Posted by: ccwbass at January 23, 2005 1:07 PM

And I wondered why I keep re-reading novels published thirty years ago...

Posted by: P.A. Breault at January 23, 2005 4:07 PM

I can't believe no American publisher couldn't see what a huge hit this could be. Amazing story, Now I'm really dying to read it.

Posted by: Jille at January 23, 2005 7:37 PM

I'd never heard of his novel. Now I'm dying to own it. Of course, that won't happen.

Another writer who designs or helps design his own books is William Vollman (CoTangent Press). Beautiful, and "too expensive" for a "real" publisher to put out.
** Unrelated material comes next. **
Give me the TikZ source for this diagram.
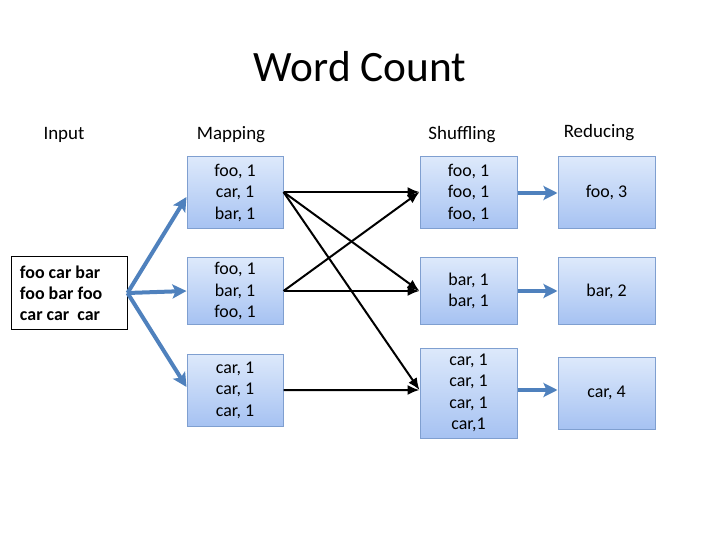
\documentclass[tikz,border=0pt]{standalone}
\usepackage{fontspec}
\setmainfont{Carlito}
\usetikzlibrary{arrows.meta}
\definecolor{boxtop}{HTML}{DDE9FB}
\definecolor{boxbot}{HTML}{A6C2F2}
\definecolor{boxline}{HTML}{7F9FD0}
\definecolor{barrow}{HTML}{4F81BD}
\begin{document}
\begin{tikzpicture}[x=1bp,y=1bp,
  gbox/.style={draw=boxline,line width=1bp,top color=boxtop,bottom color=boxbot,
    minimum width=97bp,align=center,inner sep=0pt,
    font=\fontsize{18}{21.5}\selectfont},
  head/.style={font=\fontsize{19}{23}\selectfont},
  blk/.style={line width=2bp,-{Latex[length=12bp,width=10bp]}},
  blu/.style={draw=barrow,line width=4bp,-{Stealth[length=14bp,width=14bp,inset=3bp]}}]
\useasboundingbox (0,0) rectangle (720,-540);
\node[font=\fontsize{43.5}{50}\selectfont] (title) at (360,-67) {Word Count};
\node[head] (hin) at (64,-135) {Input};
\node[head] (hmap) at (231,-135) {Mapping};
\node[head] (hshuf) at (462,-135) {Shuffling};
\node[head] (hred) at (599,-133) {Reducing};
\node[draw,line width=1bp,minimum width=115bp,minimum height=72bp,align=flush left,
  text width=99bp,inner xsep=8bp,inner ysep=0pt,
  font=\fontsize{18}{21}\selectfont\bfseries] (in) at (69.5,-293)
  {foo car bar\\foo bar foo\\car car\ \ car};
\node[gbox,minimum width=96bp,minimum height=72bp] (m1) at (235,-193) {foo, 1\\car, 1\\bar, 1};
\node[gbox,minimum width=96bp,minimum height=66bp] (m2) at (235,-291) {foo, 1\\bar, 1\\foo, 1};
\node[gbox,minimum width=96bp,minimum height=72bp] (m3) at (235,-390) {car, 1\\car, 1\\car, 1};
\node[gbox,minimum height=72bp] (s1) at (468.5,-193) {foo, 1\\foo, 1\\foo, 1};
\node[gbox,minimum height=66bp] (s2) at (468.5,-291) {bar, 1\\bar, 1};
\node[gbox,minimum height=90bp] (s3) at (468.5,-393) {car, 1\\car, 1\\car, 1\\car,1};
\node[gbox,minimum height=72bp] (r1) at (606.5,-193) {foo, 3};
\node[gbox,minimum height=66bp] (r2) at (606.5,-291) {bar, 2};
\node[gbox,minimum height=72bp] (r3) at (606.5,-393) {car, 4};
\draw[blu] (in.east) -- ([yshift=-4bp]m1.west);
\draw[blu] (in.east) -- (m2.west);
\draw[blu] (in.east) -- ([yshift=3bp]m3.west);
\draw[blk] ([yshift=1bp]m1.east) -- ([yshift=1bp]s1.west);
\draw[blk] ([yshift=1bp]m1.east) -- (s2.west);
\draw[blk] ([yshift=1bp]m1.east) -- ([yshift=3bp]s3.west);
\draw[blk] (m2.east) -- ([yshift=1bp]s1.west);
\draw[blk] (m2.east) -- (s2.west);
\draw[blk] (m3.east) -- ([yshift=3bp]s3.west);
\draw[blu] (s1.east) -- (r1.west);
\draw[blu] (s2.east) -- (r2.west);
\draw[blu] ([yshift=3bp]s3.east) -- ([yshift=3bp]r3.west);
\end{tikzpicture}
\end{document}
And there's Visionaire "magazine," which is always a pleasure to look at.

FEH on the bottom line, I say!

Posted by: growler at January 27, 2005 12:42 PM

When the English language version is published in Europe, please provide an internet source so that those of us interested can order it. If nothing else, suggest to your friend that someone should get onto eBay in England and offer the book there for purchase.
When you can order a DVD from Hong Kong or China and have it in hand in ten days anywhere in the US perhaps it's also time to rethink how books are distributed.

Posted by: FastNed at January 31, 2005 5:07 PM

Just a message to the author of this article: Book "Third Wish" has been published in Czech Republic. Czechoslovakia doesn't exist for more than 12 years...

Posted by: Katarina (Slovakia) at May 5, 2005 2:01 PM

An updated version has a cd of songs sung by American Singer/Songwriter Cosy Sheridan.
I can't wait to get a copy. I was at the studio when Cosy was singing the songs and got to speak very briefly with Mr. Fulghum.

Posted by: Paul Bellefeuille at August 6, 2007 4:42 PM

I'm glad to see I'm not the only visitor to your two-year-old post. I'm even more glad the link is still alive.

That's more than can be said of past links to the elusive Mr. Fulghum. He makes being a fan more challenging than most creative people. But I think he's putting together a corpus of work that will reach mammoth proportions before he's done.

I thought about him this morning as I listened to a radio program about Asperger's Syndrome. Hmm...Who knows? The list includes names such as Einstein, Thomas Jefferson and Michaelangelo.